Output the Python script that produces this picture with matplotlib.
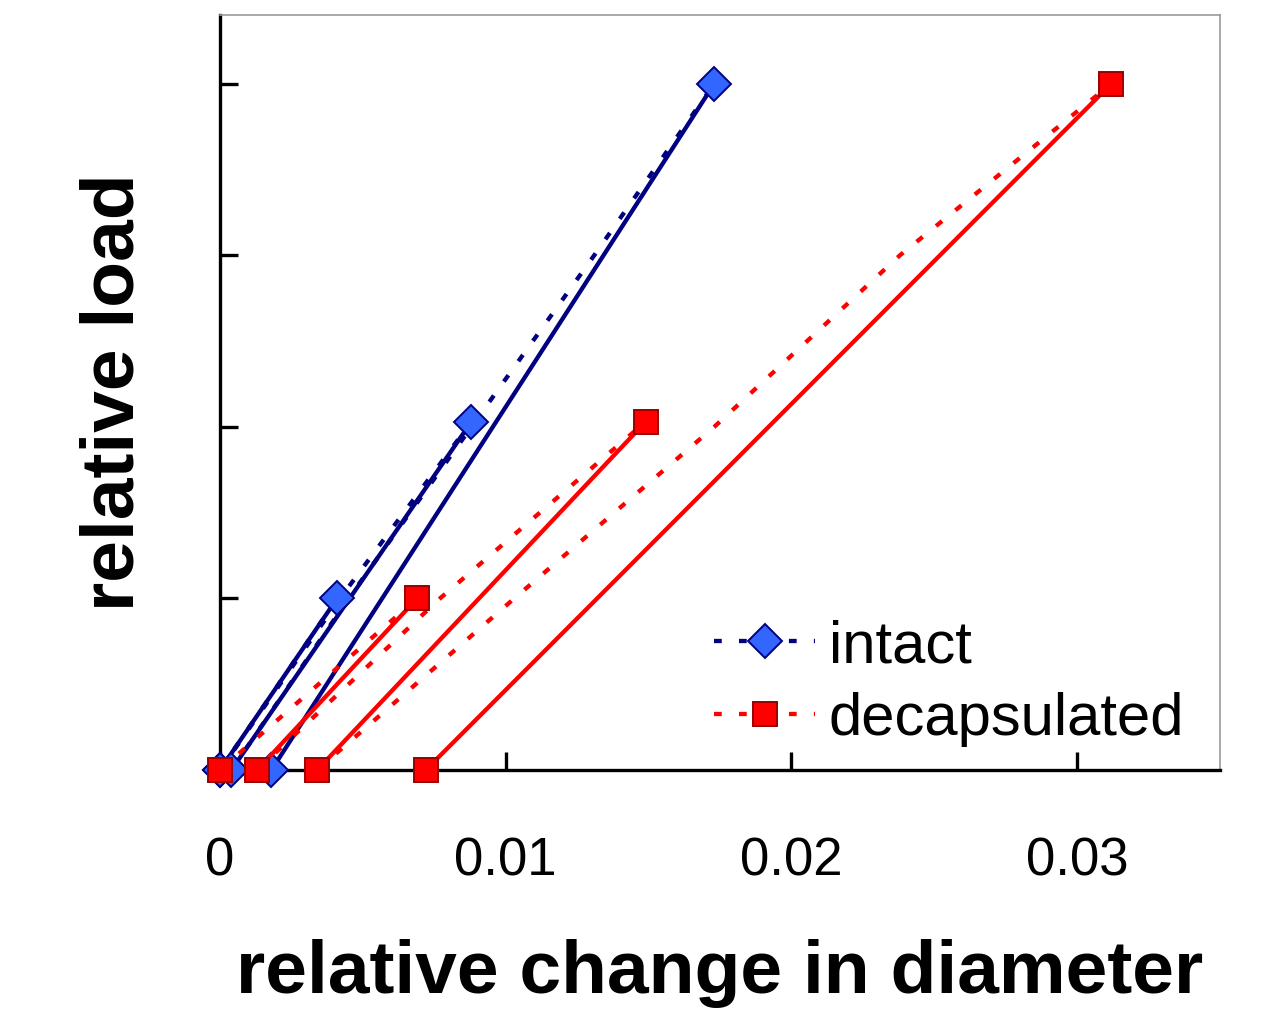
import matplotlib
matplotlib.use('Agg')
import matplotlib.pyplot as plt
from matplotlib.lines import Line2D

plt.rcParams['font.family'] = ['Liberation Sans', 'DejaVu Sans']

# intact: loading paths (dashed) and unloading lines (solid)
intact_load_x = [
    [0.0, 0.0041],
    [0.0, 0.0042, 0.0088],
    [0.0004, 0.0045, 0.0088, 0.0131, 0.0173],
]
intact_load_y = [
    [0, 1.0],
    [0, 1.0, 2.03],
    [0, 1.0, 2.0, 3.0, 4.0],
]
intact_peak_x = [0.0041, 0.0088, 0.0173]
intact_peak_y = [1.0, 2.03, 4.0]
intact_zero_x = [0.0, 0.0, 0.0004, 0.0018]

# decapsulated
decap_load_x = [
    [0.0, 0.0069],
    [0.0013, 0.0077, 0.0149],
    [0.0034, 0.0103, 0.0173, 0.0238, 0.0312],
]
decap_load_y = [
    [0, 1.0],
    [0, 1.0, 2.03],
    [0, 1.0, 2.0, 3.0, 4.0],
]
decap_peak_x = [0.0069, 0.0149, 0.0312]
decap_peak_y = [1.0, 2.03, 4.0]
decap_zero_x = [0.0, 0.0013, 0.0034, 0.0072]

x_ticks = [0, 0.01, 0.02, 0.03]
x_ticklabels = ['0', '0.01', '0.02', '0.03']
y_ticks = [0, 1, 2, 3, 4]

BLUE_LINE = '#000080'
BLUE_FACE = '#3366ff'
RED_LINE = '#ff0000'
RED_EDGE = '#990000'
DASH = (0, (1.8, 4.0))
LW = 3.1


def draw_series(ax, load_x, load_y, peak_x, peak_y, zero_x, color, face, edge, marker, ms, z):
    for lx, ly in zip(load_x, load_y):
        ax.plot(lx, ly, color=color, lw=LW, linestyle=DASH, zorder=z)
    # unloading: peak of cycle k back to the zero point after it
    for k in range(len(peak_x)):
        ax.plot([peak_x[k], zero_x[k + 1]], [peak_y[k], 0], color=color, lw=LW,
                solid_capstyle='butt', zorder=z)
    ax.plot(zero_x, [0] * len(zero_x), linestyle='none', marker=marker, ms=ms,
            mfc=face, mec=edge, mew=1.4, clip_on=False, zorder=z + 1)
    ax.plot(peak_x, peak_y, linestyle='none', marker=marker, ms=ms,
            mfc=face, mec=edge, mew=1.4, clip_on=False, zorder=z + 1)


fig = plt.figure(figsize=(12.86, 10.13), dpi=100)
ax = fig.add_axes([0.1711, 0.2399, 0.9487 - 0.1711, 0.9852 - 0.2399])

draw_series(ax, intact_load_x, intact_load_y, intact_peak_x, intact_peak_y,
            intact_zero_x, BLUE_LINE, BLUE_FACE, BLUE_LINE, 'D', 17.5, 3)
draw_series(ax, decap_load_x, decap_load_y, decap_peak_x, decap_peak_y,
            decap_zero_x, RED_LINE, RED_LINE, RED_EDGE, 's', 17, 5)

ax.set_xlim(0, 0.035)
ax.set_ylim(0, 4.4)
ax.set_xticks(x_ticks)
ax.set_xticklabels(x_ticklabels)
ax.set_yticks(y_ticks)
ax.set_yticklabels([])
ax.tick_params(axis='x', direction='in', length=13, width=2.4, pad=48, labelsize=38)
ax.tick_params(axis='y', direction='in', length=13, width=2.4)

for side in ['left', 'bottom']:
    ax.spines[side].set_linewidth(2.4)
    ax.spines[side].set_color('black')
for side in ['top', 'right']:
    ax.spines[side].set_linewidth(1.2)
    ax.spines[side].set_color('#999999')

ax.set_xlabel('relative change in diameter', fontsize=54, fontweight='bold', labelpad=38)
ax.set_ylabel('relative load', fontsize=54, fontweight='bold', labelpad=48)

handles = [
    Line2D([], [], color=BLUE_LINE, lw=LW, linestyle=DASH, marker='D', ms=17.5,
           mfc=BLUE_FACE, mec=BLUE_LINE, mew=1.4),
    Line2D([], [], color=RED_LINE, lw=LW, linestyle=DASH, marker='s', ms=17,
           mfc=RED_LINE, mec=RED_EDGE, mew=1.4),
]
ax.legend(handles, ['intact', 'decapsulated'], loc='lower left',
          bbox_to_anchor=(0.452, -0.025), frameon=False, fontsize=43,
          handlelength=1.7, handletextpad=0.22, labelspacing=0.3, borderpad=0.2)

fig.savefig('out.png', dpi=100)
========
PROBLEM REQUIREMENTS >>
Without any pictures, reproduce the lines from the first one in the material through the line that has "decap_zero_x = [0.0, 0.0013, 0.0034, 0.0072]", exactly as they appear.

WRITTEN SOLUTION >>
Output the Python script that produces this picture with matplotlib.
import matplotlib
matplotlib.use('Agg')
import matplotlib.pyplot as plt
from matplotlib.lines import Line2D

plt.rcParams['font.family'] = ['Liberation Sans', 'DejaVu Sans']

# intact: loading paths (dashed) and unloading lines (solid)
intact_load_x = [
    [0.0, 0.0041],
    [0.0, 0.0042, 0.0088],
    [0.0004, 0.0045, 0.0088, 0.0131, 0.0173],
]
intact_load_y = [
    [0, 1.0],
    [0, 1.0, 2.03],
    [0, 1.0, 2.0, 3.0, 4.0],
]
intact_peak_x = [0.0041, 0.0088, 0.0173]
intact_peak_y = [1.0, 2.03, 4.0]
intact_zero_x = [0.0, 0.0, 0.0004, 0.0018]

# decapsulated
decap_load_x = [
    [0.0, 0.0069],
    [0.0013, 0.0077, 0.0149],
    [0.0034, 0.0103, 0.0173, 0.0238, 0.0312],
]
decap_load_y = [
    [0, 1.0],
    [0, 1.0, 2.03],
    [0, 1.0, 2.0, 3.0, 4.0],
]
decap_peak_x = [0.0069, 0.0149, 0.0312]
decap_peak_y = [1.0, 2.03, 4.0]
decap_zero_x = [0.0, 0.0013, 0.0034, 0.0072]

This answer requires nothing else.